Oil & Gas Virtual Data Room: How to Set Up a Sell-Side Data Room for Due Diligence

June 12, 2026
5 min read

A well-prepared oil and gas virtual data room (VDR) gives buyers a complete, accurate, and traceable view of the asset package. They should be able to see what is included in the deal, find the records that support it, and trust that the VDR reflects the actual scope.

When the VDR is incomplete, disorganized, or poorly controlled, diligence gets harder. Missing files, wrong files, unclear naming, and loose access controls create doubt around the package. Buyers ask more questions. Your land, legal, engineering, accounting, and operations teams spend more time chasing records and clarifying issues.

That can delay the deal, weaken buyer confidence, increase the number of defects, or lower the overall price the buyer is willing to pay. It can also create problems later if there is a dispute about what was disclosed. It is one reason document quality matters across the full oil and gas A&D process, from sell-side prep through buyer diligence and post-close integration.

At a high level, setting up a sell-side data room looks like this:

  • Define the deal scope
  • Pull the exact records tied to that scope
  • Ensure the data in the package is clean
  • Grant and control access
  • Track what happened in the VDR

That is what keeps due diligence moving and gives you a defensible record of what was disclosed.

Start with the exact deal scope

A sell-side data room should be built around the assets in the deal, not around where your files happen to live internally. Your folder structure may reflect departments, legacy filing habits, or past projects. The buyer is reviewing a specific asset package.

Your practical starting point is the deal scope: the land system query, map, project filter, or asset list that defines exactly what is included.

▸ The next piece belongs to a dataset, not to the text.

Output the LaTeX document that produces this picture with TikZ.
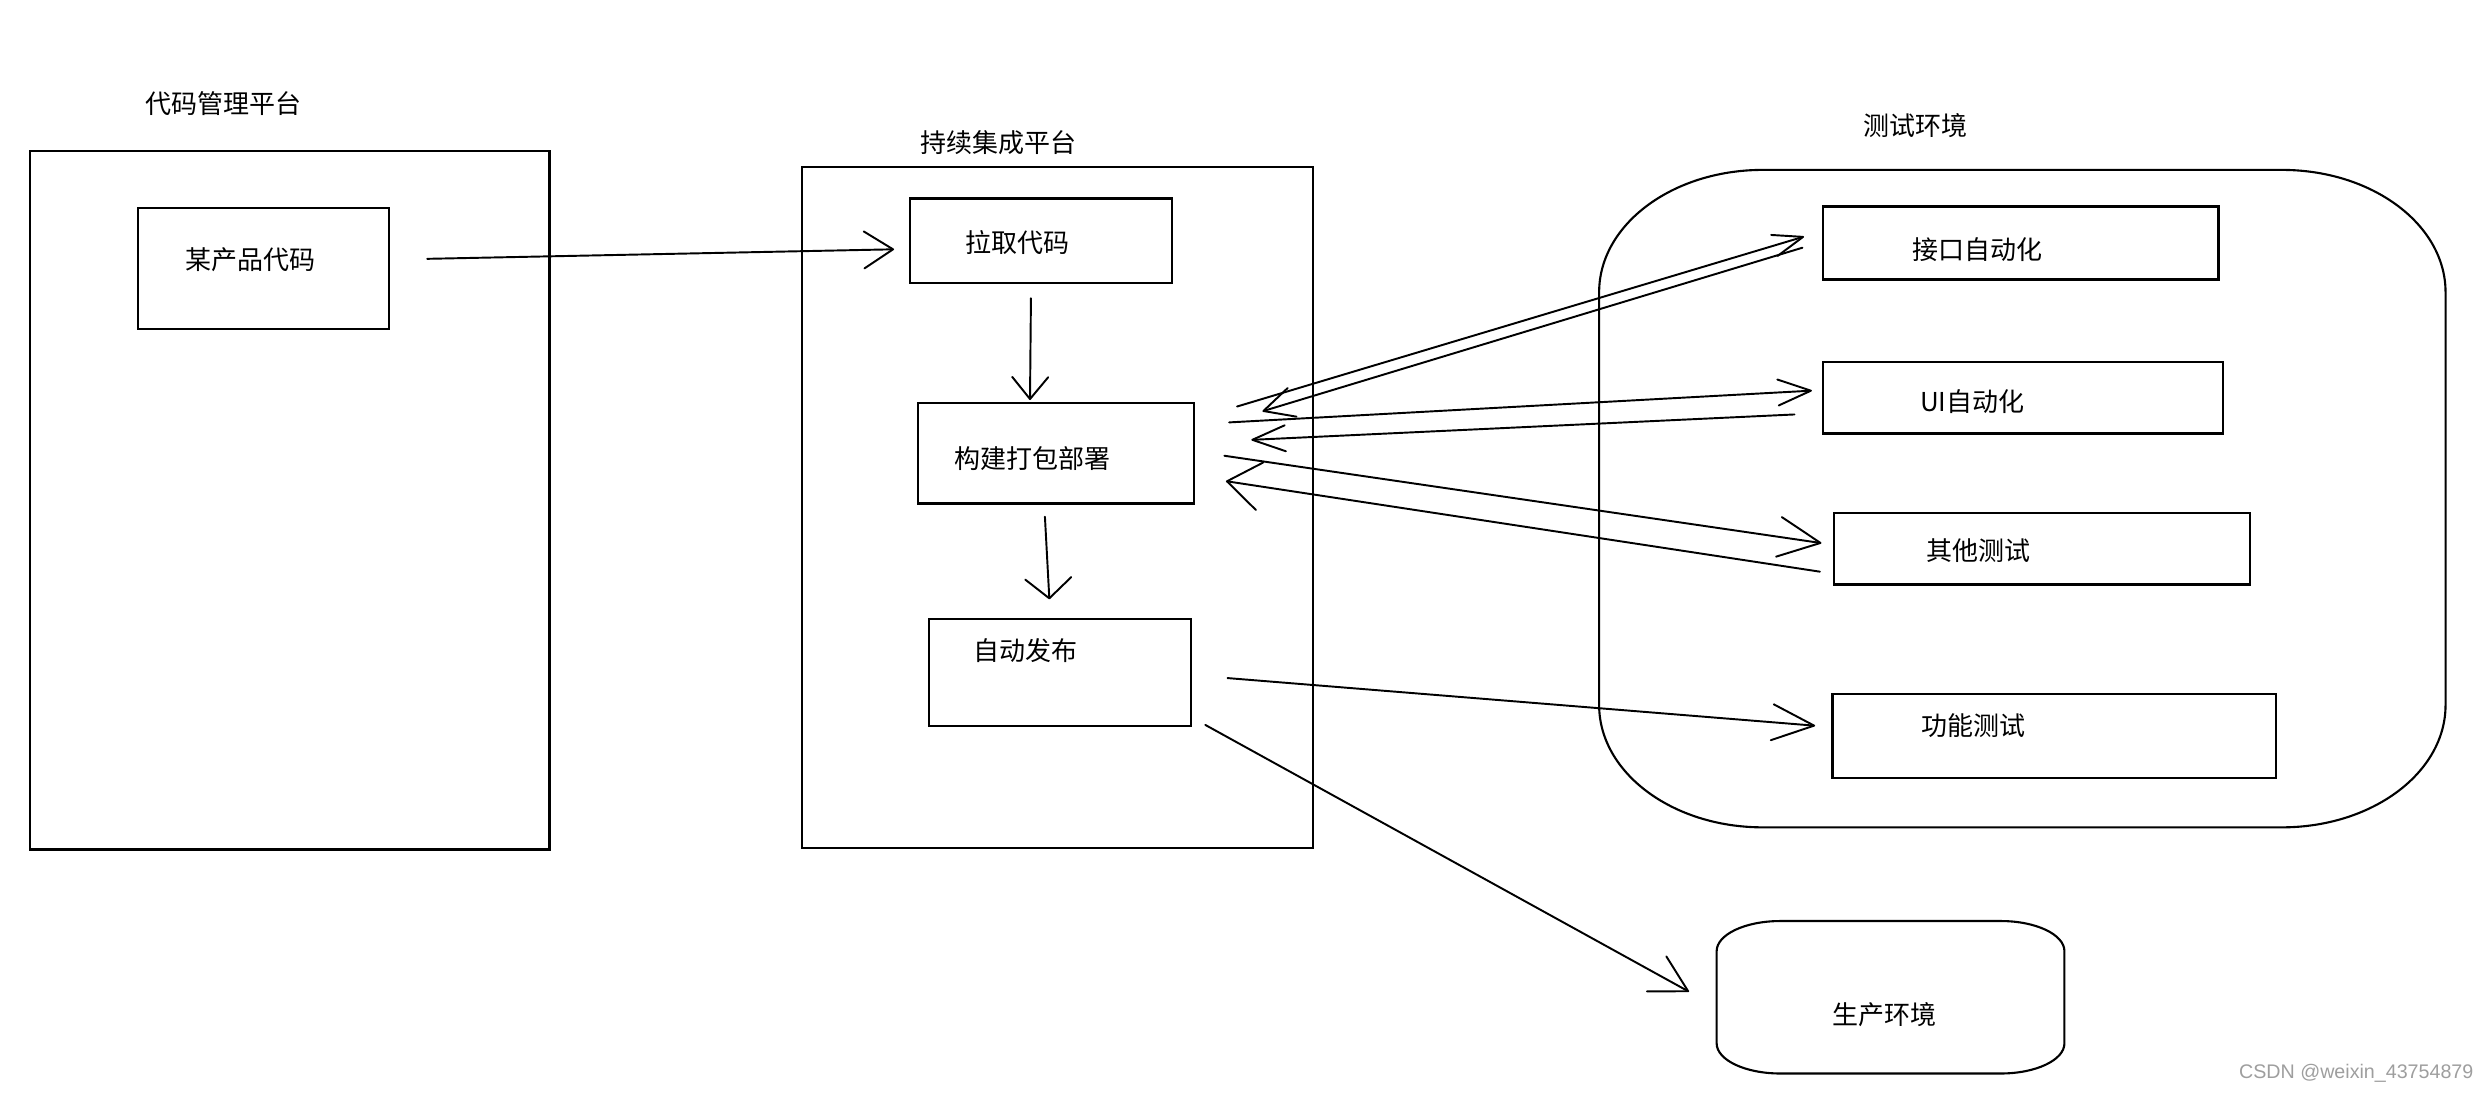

From there, pull the records tied to those specific assets, such as:

  • Leases and title reports
  • Well files and production records
  • JV agreements and partner notices
  • Surface rights and agreements
  • Facility records and environmental files

This gives you a simple rule: if a document is not tied to an in-scope asset, it should not be in the VDR. If a document should exist for an in-scope asset but is missing, that is a gap to find before buyers do.

When your land system is connected to your VDR process, this becomes much easier. Instead of asking each department to search for relevant files, you can populate the VDR from the query that defines the deal. That helps you move faster, but more importantly, it helps ensure the VDR reflects the actual package being sold.

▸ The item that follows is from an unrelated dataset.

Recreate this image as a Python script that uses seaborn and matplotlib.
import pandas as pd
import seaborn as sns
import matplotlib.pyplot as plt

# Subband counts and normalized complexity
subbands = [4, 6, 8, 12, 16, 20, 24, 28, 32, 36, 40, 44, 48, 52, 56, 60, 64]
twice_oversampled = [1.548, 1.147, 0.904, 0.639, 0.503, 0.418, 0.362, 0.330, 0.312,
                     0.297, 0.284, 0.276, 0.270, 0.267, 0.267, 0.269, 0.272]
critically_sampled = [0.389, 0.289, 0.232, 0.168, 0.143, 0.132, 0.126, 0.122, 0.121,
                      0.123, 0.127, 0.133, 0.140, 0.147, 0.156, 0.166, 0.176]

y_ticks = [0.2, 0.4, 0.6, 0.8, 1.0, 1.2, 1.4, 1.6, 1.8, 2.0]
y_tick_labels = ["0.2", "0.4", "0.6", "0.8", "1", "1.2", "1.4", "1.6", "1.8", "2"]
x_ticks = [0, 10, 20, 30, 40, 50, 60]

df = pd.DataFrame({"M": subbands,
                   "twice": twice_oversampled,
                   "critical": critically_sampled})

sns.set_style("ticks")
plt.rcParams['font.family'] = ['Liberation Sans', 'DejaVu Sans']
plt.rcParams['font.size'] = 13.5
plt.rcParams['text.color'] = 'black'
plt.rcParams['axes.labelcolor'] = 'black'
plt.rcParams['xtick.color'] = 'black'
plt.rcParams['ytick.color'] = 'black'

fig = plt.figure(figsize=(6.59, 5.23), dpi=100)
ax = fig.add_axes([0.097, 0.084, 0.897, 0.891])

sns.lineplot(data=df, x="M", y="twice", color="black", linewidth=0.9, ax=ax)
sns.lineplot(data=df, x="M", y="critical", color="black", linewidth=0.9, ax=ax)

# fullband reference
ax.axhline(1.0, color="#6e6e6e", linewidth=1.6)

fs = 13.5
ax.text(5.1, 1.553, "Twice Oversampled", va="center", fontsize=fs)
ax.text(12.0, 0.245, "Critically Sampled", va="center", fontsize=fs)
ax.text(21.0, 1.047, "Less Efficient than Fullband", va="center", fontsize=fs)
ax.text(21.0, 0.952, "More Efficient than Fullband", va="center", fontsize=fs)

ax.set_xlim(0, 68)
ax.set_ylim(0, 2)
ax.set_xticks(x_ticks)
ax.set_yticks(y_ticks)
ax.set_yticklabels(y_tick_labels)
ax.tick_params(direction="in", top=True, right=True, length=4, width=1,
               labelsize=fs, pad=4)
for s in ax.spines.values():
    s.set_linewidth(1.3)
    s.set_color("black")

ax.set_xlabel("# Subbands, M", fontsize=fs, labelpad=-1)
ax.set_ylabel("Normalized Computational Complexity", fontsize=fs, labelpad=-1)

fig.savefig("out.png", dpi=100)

QA the package before buyers ever log in

Before you invite buyers, review the data room as if you were the buyer. Make sure the VDR includes the right records, excludes the wrong ones, and is organized well enough for someone outside your company to understand.

Start with completeness:

  • Do you have documents for every asset?
  • Are leases missing amendments?
  • Are contracts missing exhibits or schedules?
  • Are well files missing key records?
  • Are environmental or regulatory items missing?
  • Are there known risk items that should be disclosed?

You should also remove files that are wrong, duplicated, stale, or confusing. A bad file can be worse than a missing file because it makes buyers question what else is wrong.

Then standardize naming and structure:

  • Use plain, specific file names
  • Add useful metadata
  • Tie documents to the right lands, wells, contracts, facilities, or project areas
  • Separate current records from historical backup
  • Remove obvious duplicates

A clean room reduces buyer confusion and cuts down on avoidable follow-up. If buyers can understand what each file is, what asset it belongs to, and whether the package is complete, your internal teams spend less time answering basic questions and more time handling the diligence issues that actually require judgment.

Set permissions and preserve the audit trail

Once the oil & gas virtual data room is ready, lock it down.

The right bidder groups should see the right documents at the right time. Early-stage bidders may only need summary materials. Later-stage bidders may need access to the full land, legal, technical, commercial, and environmental records.

Use the controls available in the VDR:

    • Bidder-level access control: Assign user roles, from read-only to write, so each party sees only what’s appropriate for their stage and their function. Strategic buyers, financial bidders, and management teams can each operate in their own lane.
    • Project activation and deactivation: When your process ends, set the project to inactive.
    • Audit trail: Every document available in the VDR is recorded and date-stamped for when it arrived in the VDR. If a question arises later about whether information was provided, you have a record to point to.

Use a centralized document hub and project structure to keep all materials organized and accessible in a single environment.

If a buyer later says something was not disclosed, you need to show what was in the VDR, when it was added, and who had access.

If the VDR is clean, diligence gets cleaner

A clean oil and gas virtual data room will not remove every diligence question. Buyers will still test title, production, contracts, economics, environmental exposure, and operating risk.

But a clean room makes the process more controlled: buyers can find the right files, understand how those files connect to the asset package, spend less time asking basic questions about what is missing or where something lives, and assess the highest value for the package. Your team can respond faster when real diligence issues come up, and you have a clear record of what was disclosed, when it was available, and who had access to it.

Here is the test: if a buyer logged in today, could they find the right files, trust the scope, and see a clean disclosure trail? StackDX helps sellers get to that point by connecting documents to the land, well, contract, and asset data that define the deal, so the VDR reflects the actual package being sold.